* EXERCISE DIRECTIONS *
Copy the listing below line for line, starting at its first line and ending with the line that has "13160, 12190, 11190]" in it. Add nothing.

***

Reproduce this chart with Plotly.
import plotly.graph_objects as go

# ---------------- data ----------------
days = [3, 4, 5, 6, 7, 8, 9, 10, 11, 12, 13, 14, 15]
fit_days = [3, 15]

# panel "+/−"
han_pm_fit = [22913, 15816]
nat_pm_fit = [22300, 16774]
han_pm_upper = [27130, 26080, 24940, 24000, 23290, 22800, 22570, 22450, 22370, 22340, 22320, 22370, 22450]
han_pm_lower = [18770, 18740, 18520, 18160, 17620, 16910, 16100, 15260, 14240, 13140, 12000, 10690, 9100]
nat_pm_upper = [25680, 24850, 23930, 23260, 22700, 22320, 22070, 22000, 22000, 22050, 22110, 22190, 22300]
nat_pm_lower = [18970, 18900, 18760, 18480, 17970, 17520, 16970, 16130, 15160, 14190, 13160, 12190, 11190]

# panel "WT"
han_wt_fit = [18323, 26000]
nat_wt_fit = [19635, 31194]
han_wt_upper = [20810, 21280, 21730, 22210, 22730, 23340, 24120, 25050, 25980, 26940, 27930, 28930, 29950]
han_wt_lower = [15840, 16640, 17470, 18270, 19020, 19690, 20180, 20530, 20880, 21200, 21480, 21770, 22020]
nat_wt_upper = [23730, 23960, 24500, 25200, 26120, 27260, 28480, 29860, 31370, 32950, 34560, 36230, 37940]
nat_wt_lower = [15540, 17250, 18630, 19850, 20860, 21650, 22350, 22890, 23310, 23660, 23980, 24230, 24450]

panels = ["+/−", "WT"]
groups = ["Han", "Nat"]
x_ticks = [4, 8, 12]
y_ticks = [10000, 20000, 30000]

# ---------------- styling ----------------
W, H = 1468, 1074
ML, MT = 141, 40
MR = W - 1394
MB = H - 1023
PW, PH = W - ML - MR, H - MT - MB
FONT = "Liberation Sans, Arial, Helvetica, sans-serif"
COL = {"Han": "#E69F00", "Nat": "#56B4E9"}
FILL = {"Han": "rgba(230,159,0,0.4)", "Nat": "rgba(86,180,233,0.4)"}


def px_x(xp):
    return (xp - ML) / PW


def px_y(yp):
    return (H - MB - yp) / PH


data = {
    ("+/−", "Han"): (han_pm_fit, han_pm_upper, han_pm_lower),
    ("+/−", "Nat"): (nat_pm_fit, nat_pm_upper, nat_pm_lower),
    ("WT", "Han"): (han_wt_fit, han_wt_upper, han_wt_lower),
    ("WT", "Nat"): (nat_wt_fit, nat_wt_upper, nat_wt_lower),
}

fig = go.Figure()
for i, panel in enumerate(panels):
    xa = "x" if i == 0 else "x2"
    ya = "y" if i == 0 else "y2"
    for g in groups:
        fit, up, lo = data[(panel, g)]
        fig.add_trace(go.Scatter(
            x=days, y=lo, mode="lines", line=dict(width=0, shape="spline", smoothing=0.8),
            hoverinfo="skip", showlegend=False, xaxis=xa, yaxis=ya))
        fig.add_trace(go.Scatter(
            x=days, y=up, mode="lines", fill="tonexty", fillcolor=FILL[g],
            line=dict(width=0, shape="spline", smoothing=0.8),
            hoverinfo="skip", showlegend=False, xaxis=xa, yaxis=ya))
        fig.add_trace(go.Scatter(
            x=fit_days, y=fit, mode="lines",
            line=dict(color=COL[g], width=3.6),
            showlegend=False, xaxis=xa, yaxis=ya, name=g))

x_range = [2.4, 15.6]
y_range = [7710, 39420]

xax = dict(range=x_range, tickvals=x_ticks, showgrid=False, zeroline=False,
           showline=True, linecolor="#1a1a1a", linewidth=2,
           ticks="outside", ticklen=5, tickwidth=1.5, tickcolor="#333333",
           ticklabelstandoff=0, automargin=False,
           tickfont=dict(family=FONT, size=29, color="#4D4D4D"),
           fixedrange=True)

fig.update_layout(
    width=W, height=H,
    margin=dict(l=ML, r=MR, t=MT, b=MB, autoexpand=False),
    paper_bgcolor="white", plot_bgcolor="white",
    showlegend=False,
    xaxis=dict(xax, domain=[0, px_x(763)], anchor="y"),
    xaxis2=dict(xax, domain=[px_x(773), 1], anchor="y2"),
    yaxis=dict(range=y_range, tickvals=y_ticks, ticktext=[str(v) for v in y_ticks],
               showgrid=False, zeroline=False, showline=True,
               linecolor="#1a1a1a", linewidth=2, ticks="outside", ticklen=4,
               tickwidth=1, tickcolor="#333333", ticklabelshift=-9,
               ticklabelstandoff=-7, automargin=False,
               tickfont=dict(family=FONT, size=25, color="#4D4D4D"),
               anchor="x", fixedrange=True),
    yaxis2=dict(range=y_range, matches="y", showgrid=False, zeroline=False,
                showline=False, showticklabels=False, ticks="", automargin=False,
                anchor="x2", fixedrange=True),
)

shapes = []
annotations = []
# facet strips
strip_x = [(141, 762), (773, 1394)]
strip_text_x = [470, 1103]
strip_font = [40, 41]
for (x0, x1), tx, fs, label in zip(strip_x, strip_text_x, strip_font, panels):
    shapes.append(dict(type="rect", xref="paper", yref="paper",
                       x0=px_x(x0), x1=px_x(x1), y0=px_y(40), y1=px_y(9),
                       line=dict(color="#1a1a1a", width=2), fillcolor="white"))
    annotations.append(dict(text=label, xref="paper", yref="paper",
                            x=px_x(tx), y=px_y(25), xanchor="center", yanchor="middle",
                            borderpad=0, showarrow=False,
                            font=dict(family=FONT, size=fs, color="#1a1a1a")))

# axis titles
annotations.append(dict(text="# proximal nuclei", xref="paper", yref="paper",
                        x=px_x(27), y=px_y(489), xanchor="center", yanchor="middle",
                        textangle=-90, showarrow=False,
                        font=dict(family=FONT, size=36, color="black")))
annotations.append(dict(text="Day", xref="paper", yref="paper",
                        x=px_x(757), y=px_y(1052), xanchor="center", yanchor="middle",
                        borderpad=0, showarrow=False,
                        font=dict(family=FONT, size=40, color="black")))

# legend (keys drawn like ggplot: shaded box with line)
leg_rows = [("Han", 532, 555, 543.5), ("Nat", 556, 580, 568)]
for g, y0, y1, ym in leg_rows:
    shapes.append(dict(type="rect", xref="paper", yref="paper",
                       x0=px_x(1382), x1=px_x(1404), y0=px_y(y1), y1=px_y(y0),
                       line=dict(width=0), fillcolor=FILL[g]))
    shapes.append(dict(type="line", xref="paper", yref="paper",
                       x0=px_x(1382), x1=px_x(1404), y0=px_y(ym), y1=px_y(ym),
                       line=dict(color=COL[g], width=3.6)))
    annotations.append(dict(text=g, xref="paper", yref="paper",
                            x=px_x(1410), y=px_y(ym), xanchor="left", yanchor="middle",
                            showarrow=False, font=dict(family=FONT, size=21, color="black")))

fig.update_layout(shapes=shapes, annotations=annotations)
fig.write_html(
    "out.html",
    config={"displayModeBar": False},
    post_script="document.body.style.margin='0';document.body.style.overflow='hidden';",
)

***

* SOLUTION FOR THIS TASK *
Reproduce this chart with Plotly.
import plotly.graph_objects as go

# ---------------- data ----------------
days = [3, 4, 5, 6, 7, 8, 9, 10, 11, 12, 13, 14, 15]
fit_days = [3, 15]

# panel "+/−"
han_pm_fit = [22913, 15816]
nat_pm_fit = [22300, 16774]
han_pm_upper = [27130, 26080, 24940, 24000, 23290, 22800, 22570, 22450, 22370, 22340, 22320, 22370, 22450]
han_pm_lower = [18770, 18740, 18520, 18160, 17620, 16910, 16100, 15260, 14240, 13140, 12000, 10690, 9100]
nat_pm_upper = [25680, 24850, 23930, 23260, 22700, 22320, 22070, 22000, 22000, 22050, 22110, 22190, 22300]
nat_pm_lower = [18970, 18900, 18760, 18480, 17970, 17520, 16970, 16130, 15160, 14190, 13160, 12190, 11190]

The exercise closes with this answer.